■ Task brief:
Note how many lines contain "Clone" and give that number, with nothing else.

Plotting code records
+-------+

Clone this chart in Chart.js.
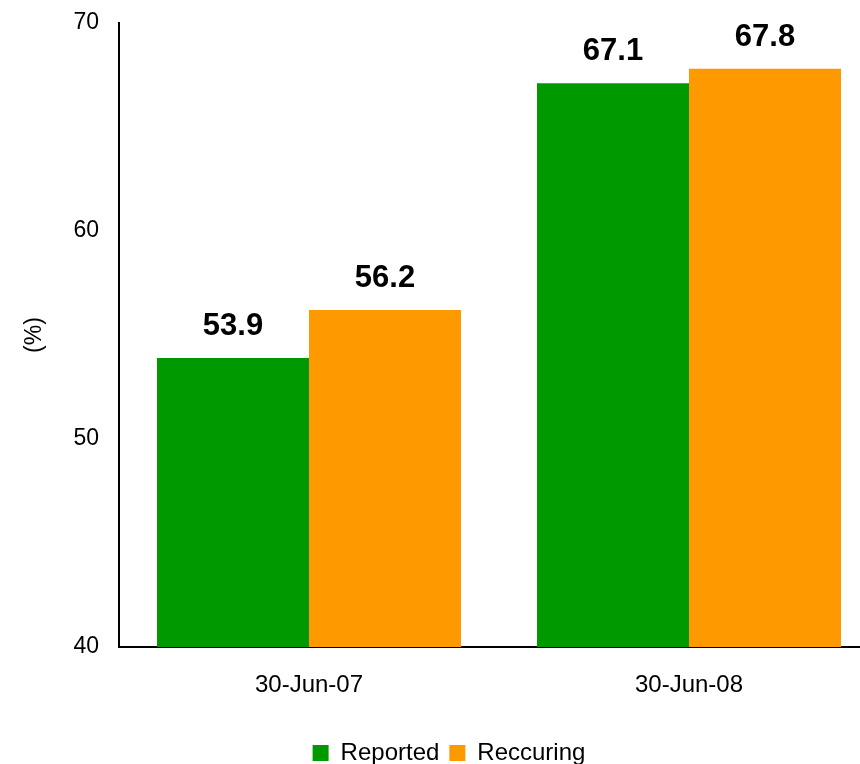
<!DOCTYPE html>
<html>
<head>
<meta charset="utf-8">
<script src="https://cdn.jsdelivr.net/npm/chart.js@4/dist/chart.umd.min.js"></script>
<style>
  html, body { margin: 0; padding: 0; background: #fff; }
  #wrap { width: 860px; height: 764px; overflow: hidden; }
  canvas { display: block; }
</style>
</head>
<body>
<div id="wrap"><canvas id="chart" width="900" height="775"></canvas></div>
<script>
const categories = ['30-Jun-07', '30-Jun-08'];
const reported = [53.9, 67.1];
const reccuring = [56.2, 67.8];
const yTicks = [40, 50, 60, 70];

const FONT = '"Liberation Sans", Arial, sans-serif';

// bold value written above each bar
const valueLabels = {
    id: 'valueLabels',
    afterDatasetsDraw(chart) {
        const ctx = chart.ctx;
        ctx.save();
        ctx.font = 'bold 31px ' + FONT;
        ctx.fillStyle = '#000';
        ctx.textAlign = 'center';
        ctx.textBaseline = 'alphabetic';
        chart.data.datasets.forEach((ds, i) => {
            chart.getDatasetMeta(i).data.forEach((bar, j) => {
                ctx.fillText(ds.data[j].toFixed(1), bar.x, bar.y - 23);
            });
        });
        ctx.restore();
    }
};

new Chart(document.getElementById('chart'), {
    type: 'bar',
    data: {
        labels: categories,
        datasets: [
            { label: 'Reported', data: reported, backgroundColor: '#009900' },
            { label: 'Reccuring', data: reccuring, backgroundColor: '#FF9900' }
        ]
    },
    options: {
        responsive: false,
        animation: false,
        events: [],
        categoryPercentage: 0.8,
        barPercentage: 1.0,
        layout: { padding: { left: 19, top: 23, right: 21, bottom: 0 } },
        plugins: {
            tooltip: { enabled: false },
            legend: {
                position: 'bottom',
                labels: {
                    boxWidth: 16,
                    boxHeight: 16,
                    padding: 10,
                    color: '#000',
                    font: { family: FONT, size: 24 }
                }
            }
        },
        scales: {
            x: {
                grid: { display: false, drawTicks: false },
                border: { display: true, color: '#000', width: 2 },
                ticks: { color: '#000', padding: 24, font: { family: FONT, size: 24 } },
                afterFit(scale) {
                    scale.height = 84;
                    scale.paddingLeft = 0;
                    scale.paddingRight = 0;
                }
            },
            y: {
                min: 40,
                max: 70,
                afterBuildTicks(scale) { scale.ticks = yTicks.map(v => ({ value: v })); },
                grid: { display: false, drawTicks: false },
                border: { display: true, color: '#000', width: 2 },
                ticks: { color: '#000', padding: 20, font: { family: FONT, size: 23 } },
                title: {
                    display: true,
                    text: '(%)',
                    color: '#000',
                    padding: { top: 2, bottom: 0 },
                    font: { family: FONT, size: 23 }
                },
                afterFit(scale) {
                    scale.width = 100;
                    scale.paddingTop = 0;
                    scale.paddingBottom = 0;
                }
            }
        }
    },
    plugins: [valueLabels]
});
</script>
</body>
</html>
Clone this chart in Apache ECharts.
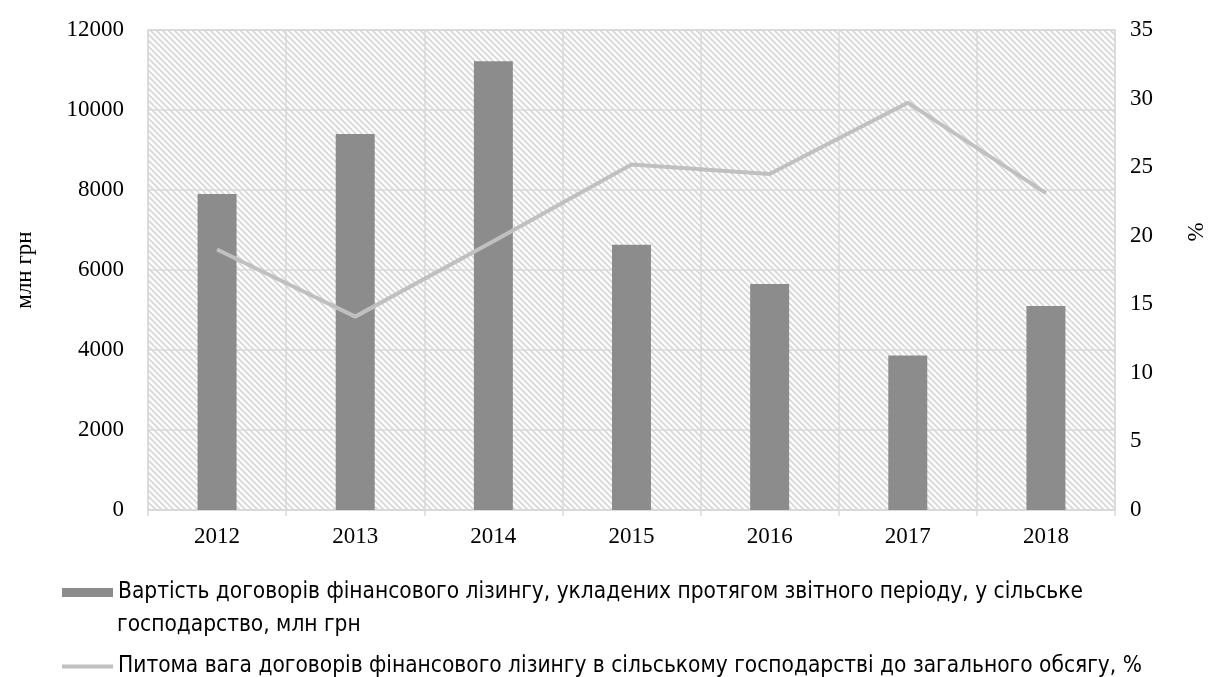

+-------+

■ Final result:
2